[Lines of data]

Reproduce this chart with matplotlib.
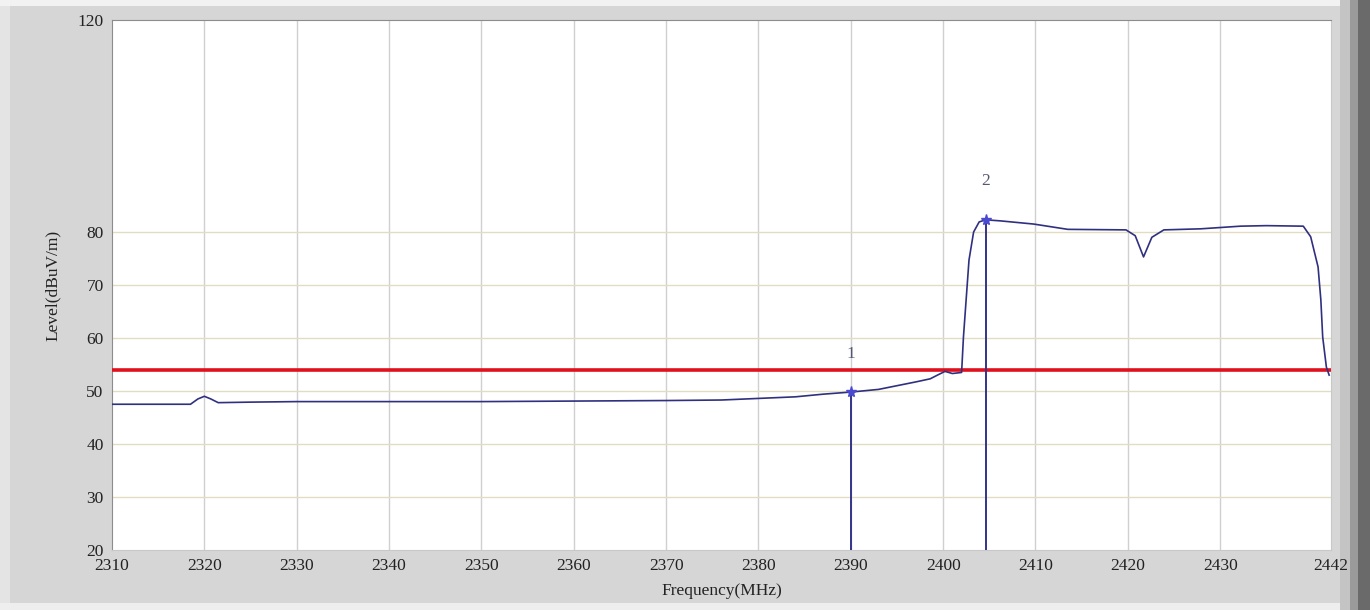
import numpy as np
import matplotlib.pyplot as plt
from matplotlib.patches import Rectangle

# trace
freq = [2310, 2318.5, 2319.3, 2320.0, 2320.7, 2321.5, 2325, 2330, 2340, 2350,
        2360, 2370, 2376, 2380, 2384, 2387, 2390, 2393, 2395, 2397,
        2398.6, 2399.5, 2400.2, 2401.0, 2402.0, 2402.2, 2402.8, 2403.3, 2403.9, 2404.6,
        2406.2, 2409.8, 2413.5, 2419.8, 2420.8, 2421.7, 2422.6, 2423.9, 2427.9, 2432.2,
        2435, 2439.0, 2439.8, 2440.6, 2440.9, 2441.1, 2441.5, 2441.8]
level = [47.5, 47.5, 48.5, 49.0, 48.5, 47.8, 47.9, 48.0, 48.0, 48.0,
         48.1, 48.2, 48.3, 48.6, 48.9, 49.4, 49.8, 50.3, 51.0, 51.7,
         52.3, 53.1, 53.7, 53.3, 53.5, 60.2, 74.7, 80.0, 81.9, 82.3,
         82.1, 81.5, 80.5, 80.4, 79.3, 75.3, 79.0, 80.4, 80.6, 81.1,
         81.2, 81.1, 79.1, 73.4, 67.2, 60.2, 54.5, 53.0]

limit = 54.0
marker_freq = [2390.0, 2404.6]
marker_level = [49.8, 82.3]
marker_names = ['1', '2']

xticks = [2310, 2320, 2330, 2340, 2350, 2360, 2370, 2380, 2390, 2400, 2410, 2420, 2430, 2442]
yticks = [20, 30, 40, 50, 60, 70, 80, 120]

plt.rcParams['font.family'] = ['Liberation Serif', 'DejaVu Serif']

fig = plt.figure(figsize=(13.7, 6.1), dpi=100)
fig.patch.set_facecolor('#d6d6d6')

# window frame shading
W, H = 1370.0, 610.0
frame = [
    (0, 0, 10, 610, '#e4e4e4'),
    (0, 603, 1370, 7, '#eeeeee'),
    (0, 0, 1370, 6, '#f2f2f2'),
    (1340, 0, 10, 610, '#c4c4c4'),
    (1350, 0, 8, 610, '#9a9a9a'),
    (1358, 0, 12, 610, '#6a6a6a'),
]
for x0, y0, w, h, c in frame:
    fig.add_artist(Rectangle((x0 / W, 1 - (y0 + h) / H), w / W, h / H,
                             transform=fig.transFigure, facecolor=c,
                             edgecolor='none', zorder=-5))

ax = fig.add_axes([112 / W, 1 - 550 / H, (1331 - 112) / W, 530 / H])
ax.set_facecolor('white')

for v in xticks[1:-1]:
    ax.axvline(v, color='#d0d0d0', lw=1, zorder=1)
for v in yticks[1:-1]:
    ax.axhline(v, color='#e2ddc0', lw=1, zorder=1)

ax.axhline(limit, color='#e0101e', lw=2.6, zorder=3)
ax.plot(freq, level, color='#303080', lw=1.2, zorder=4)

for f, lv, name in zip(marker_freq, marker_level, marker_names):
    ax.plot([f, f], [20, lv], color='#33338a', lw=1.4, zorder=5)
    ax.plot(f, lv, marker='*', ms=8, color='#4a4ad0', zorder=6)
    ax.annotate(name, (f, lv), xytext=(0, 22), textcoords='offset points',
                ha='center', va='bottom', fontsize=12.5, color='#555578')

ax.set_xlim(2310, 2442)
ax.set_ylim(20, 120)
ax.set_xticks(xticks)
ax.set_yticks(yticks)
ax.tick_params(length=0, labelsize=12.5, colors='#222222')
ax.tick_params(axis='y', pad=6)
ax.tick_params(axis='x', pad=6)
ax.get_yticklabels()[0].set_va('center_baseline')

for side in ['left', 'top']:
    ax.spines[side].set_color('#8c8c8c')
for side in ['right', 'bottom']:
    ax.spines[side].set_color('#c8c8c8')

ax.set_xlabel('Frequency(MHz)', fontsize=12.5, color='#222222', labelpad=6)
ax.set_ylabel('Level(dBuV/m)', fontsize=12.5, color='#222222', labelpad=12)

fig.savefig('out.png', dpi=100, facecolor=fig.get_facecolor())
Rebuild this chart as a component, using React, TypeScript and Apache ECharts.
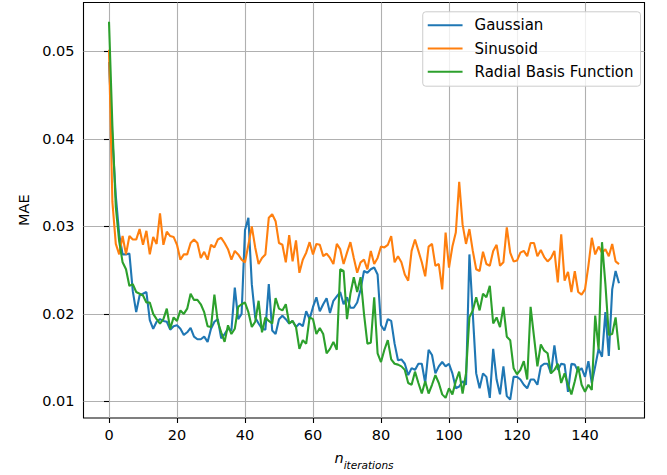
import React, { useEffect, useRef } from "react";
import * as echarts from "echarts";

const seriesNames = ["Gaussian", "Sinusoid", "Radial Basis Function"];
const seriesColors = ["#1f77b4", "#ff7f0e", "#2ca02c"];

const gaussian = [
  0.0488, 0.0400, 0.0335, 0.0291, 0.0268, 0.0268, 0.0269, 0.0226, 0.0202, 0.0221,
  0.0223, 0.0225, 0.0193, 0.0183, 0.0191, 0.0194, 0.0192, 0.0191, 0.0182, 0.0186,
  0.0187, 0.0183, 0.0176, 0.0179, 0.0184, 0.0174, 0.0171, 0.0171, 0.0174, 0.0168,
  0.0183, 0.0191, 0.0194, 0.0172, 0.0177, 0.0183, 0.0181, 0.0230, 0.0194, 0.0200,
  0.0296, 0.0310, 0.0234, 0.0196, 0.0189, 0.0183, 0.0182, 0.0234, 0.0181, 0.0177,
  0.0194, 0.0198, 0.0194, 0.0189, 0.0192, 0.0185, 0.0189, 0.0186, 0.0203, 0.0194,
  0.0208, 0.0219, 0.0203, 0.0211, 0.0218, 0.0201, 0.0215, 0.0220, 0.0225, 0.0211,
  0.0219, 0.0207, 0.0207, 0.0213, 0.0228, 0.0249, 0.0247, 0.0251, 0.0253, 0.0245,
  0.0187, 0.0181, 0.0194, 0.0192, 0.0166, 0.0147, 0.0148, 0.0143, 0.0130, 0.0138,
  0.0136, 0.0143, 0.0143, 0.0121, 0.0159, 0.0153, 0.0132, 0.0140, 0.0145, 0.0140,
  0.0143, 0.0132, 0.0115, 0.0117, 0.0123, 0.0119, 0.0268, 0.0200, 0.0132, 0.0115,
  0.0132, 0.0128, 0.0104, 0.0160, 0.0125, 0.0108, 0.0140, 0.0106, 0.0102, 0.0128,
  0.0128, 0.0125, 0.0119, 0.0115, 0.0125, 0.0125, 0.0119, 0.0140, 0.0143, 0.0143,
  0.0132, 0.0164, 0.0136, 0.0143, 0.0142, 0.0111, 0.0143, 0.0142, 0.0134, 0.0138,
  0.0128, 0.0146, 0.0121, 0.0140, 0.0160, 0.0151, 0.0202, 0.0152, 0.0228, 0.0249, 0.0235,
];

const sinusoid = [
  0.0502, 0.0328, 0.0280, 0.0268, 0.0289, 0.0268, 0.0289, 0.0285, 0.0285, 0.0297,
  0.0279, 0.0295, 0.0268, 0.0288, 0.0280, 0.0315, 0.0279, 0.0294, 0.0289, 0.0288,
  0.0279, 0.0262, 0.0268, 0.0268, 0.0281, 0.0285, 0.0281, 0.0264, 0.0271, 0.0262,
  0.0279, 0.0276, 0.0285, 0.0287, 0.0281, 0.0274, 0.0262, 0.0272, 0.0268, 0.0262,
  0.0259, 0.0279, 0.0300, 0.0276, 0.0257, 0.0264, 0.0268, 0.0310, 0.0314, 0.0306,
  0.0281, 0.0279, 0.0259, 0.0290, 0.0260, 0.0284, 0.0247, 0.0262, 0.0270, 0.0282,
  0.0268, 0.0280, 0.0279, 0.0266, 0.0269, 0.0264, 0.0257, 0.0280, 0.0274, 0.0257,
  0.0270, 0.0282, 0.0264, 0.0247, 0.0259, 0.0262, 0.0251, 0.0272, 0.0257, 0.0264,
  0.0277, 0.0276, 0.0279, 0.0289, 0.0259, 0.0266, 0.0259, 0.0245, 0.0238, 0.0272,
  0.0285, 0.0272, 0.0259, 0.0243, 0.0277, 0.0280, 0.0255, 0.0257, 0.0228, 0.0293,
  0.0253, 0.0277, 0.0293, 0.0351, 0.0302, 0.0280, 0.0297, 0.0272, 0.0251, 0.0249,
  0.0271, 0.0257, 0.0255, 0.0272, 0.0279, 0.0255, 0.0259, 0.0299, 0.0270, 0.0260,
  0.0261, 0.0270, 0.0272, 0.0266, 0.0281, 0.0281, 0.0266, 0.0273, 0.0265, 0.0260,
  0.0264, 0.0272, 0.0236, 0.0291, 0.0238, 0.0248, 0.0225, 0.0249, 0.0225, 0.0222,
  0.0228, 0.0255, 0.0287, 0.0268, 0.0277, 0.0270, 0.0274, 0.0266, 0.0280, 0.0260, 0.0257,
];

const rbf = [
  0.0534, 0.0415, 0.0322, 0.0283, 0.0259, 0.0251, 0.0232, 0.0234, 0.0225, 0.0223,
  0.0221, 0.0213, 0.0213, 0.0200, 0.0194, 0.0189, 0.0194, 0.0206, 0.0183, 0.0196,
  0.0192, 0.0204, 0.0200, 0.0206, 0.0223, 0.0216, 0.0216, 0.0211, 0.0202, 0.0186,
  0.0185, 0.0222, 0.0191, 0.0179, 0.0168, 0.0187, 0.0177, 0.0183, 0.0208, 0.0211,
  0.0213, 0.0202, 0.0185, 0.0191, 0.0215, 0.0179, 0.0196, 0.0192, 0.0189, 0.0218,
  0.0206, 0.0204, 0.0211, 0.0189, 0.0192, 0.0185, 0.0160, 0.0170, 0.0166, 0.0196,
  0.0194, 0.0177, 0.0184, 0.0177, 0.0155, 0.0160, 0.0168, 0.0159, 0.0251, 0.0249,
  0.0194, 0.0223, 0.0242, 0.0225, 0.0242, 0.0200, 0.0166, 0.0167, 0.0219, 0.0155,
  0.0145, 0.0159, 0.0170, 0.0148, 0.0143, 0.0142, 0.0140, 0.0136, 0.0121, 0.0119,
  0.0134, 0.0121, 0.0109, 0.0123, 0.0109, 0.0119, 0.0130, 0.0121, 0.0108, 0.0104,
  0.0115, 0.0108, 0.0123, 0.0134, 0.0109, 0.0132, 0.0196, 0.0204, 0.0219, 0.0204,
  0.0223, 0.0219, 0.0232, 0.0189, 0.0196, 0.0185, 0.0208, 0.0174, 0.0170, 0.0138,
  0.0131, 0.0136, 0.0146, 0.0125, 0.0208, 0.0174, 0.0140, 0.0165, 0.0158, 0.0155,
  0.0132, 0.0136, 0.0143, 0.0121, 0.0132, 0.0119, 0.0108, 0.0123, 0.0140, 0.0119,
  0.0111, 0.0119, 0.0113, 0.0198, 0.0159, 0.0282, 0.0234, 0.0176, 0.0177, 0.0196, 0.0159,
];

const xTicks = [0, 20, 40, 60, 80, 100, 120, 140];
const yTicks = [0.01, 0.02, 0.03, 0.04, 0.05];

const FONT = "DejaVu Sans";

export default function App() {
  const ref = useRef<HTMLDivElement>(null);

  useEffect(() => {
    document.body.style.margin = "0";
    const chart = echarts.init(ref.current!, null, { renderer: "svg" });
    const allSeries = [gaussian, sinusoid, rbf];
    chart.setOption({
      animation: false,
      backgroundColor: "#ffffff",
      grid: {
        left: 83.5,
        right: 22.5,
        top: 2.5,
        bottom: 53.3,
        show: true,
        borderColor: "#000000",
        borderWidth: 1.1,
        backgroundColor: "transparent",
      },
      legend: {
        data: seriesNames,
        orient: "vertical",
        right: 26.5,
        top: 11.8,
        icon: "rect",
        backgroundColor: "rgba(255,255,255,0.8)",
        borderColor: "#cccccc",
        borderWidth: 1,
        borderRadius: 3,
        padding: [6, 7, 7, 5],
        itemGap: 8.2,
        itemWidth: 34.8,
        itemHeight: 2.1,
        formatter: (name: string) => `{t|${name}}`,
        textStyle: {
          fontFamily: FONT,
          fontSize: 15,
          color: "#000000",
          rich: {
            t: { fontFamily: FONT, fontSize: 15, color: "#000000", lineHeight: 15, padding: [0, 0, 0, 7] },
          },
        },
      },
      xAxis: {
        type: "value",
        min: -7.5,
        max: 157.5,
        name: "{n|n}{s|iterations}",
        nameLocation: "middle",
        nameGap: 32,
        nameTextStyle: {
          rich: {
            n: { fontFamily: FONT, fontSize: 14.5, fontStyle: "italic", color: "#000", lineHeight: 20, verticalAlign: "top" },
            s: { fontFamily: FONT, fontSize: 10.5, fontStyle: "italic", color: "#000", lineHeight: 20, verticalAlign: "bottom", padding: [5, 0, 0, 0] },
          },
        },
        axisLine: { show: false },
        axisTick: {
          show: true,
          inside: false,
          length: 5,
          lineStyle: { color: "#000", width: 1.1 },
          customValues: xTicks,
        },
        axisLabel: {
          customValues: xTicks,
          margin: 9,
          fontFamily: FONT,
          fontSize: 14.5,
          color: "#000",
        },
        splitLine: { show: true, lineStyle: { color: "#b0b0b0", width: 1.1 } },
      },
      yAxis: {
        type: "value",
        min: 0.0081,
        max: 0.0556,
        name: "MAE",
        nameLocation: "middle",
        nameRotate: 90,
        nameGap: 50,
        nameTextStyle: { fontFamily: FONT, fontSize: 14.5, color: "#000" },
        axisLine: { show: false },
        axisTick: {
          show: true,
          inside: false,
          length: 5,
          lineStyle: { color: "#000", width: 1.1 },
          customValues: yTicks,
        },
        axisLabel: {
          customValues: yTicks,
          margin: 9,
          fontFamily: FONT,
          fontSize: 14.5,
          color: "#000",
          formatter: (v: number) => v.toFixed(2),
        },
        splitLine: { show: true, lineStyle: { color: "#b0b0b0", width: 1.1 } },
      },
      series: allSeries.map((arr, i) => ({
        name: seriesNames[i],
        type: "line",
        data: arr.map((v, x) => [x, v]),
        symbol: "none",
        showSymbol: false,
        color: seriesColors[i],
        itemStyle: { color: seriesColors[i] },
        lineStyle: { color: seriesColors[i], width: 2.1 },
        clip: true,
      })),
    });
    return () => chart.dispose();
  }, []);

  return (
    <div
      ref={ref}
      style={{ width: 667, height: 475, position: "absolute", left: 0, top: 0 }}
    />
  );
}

**EXERCISE INSTRUCTIONS:**
Pull out all lines in the data above that include "matplotlib".

**TASK RESULT:**
Reproduce this chart with matplotlib.
import matplotlib.pyplot as plt
from matplotlib.patches import Rectangle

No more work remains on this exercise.